Aquellos poemas estaban llenos de la desilusión que provocan las obras del hombre, la impotencia y la sensación de injusticia, la conciencia de los horrores de la guerra, la muerte y el silencio de Dios. Unas sensaciones que podía compartir perfectamente con él, pese a mis orígenes sociales tan distintos y mis creencias políticas tan aparentemente alejadas de las suyas.
–Yo escribí Hijos de la Ira lleno de asco ante la estéril injusticia del mundo y la total desilusión de ser hombre,
dice Dámaso y somos muchos los que nos sentimos atrapados por esas palabras.
Pero volvamos al premio en cuestión, al premio Dámaso Alonso de la Biblioteca de Chamartín.
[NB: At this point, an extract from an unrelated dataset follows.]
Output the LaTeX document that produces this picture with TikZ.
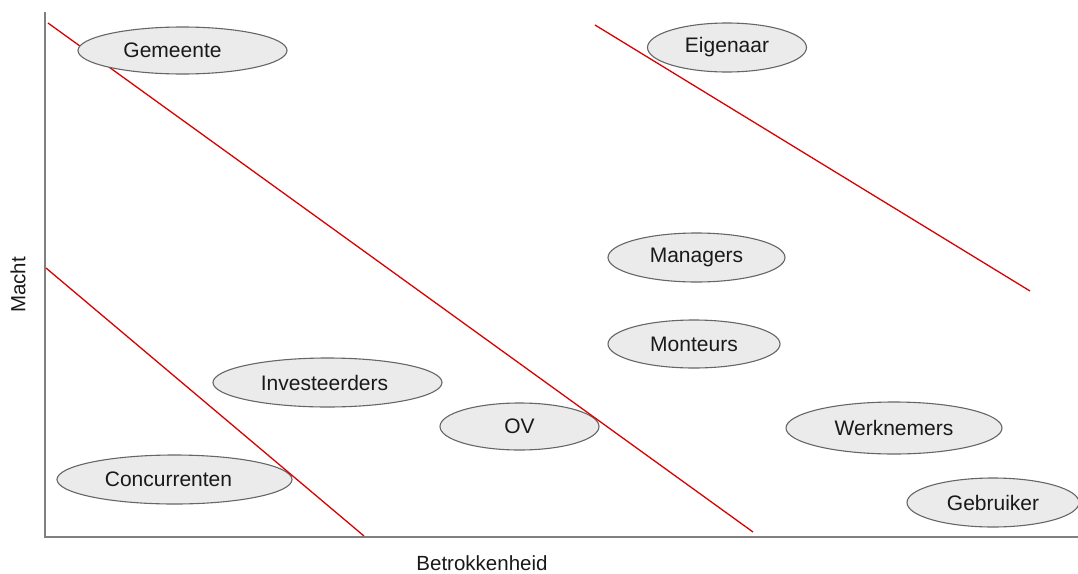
\documentclass[tikz,border=0pt]{standalone}
\usepackage{fontspec}
\setmainfont{Liberation Sans}
\usetikzlibrary{shapes.geometric}
\begin{document}
\begin{tikzpicture}[x=1pt,y=-1pt,
  party/.style={ellipse, draw=black!60, fill=black!8, line width=1.1pt,
    inner sep=0pt, font=\fontsize{21}{24}\selectfont, text=black!90},
  axis/.style={draw=black!50, line width=1.8pt},
  band/.style={draw=red!85!black, line width=1.3pt},
  axislabel/.style={font=\fontsize{20.5}{24}\selectfont, text=black!90, inner sep=0pt}]
\useasboundingbox (0,0) rectangle (1078,573);

% axes
\coordinate (top) at (45,12);
\coordinate (origin) at (45,537);
\coordinate (right) at (1078,537);
\draw[axis] (top) -- (origin) -- (right);
\node[axislabel, rotate=90] (macht) at (18,285) {Macht};
\node[axislabel] (betr) at (482,563) {Betrokkenheid};

% stakeholders that the boundary lines pass over
\node[party, minimum width=159pt, minimum height=47pt] (ov) at (519.5,426.5) {OV};
\node[party, minimum width=235pt, minimum height=49pt] (conc) at (174.5,479.5) {\hspace*{-12pt}Concurrenten};

% boundary lines
\coordinate (a1) at (48,23);   \coordinate (a2) at (753,532);
\coordinate (b1) at (595,25);  \coordinate (b2) at (1030,291);
\coordinate (c1) at (46,268);  \coordinate (c2) at (364,536);
\draw[band] (a1) -- (a2);
\draw[band] (b1) -- (b2);
\draw[band] (c1) -- (c2);

% remaining stakeholders
\node[party, minimum width=209pt, minimum height=47pt] (gem) at (182.5,50.5) {\hspace*{-20pt}Gemeente};
\node[party, minimum width=159pt, minimum height=49pt] (eig) at (727,47.5) {Eigenaar};
\node[party, minimum width=177pt, minimum height=49pt] (man) at (696.5,257.5) {Managers};
\node[party, minimum width=172pt, minimum height=48pt] (mon) at (694,344) {Monteurs};
\node[party, minimum width=229pt, minimum height=49pt] (inv) at (327.5,382.5) {\hspace*{-6pt}Investeerders};
\node[party, minimum width=216pt, minimum height=52pt] (wer) at (894,428) {Werknemers};
\node[party, minimum width=172pt, minimum height=49pt] (geb) at (993,502.5) {Gebruiker};
\end{tikzpicture}
\end{document}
Dejadme hablar de mi pasión por el trabajo de los bibliotecarios, de las bibliotecarias, que cada día nos acompañan en la búsqueda, la investigación, el encuentro con otras vidas, otras experiencias, otras maneras de entender y vivir el mundo.
Me han acompañado en un largo recorrido en el que me he encontrado con esas gentes militantes de las bibliotecas, en los lugares más separados en el mapa. De Orcasitas a Lekunberri, del Retiro a Berlín y de vuelta a Hervás, de Usera a Francos Rodríguez. Y en cada uno de esos lugares el empeño por propiciar momentos de encuentro con la lectura.
Les mandé un poema, uno que habla de mi abuelo, que partió a la guerra en los altos del Guadarrama. Un hombre que debió de sentirse llamado a defender su tierra cuando al pueblo, Collado Mediano, llegaron los milicianos del incipiente Quinto Regimiento y que, con sus más de cuarenta años a cuestas, se fue a alistar como voluntario al cuartel que instalaron en ese bonito palacete, en el que hoy se encuentra un apreciado restaurante.
El abuelo, le llamaban aquellos jóvenes que cayeron como moscas en los primeros embates del ejército profesional de Marruecos. Calixto, se llamaba aquel hombre que sobrevivió a la guerra, pero que no sobrevivió a la derrota, al exilio en los campos de concentración que instalaron precipitadamente los franceses en las playas mediterráneas.
Campos de internamiento que concentraron a 550.000 refugiados, custodiados por soldados senegaleses, en los que el frío, la humedad, el hambre, la disentería, el tifus, la sarna, causaron la muerte de muchos que habían escapado de las balas y las bombas franquistas.
Allí se perdió su rastro. Dicen que enfermó y fue hospitalizado. Nunca la familia supo dónde había fallecido. Cuando los trenes volvieron trayendo a algunos exiliados combatientes, su mujer y sus hijos esperaron que bajara de alguno de ellos. Pero nunca ocurrió.
Ese poema fue nominado por el jurado de la biblioteca. Me llamaron para asistir como finalista a la entrega de premios. Nunca supe si había sido premiado porque no pude asistir, por motivos personales. La presencia era condición indispensable para obtener el premio. Pero eso es lo de menos.
Lo verdaderamente importante es que me siento orgulloso de que aquellas bibliotecarias y bibliotecarios consideraran que mis sentimientos podían quedar hermanados, en su 125 aniversario, con aquel Dámaso Alonso, al que conocí tarde, pero con el que comparto buena parte de mi manera de explicarme a mí mismo, en este mundo.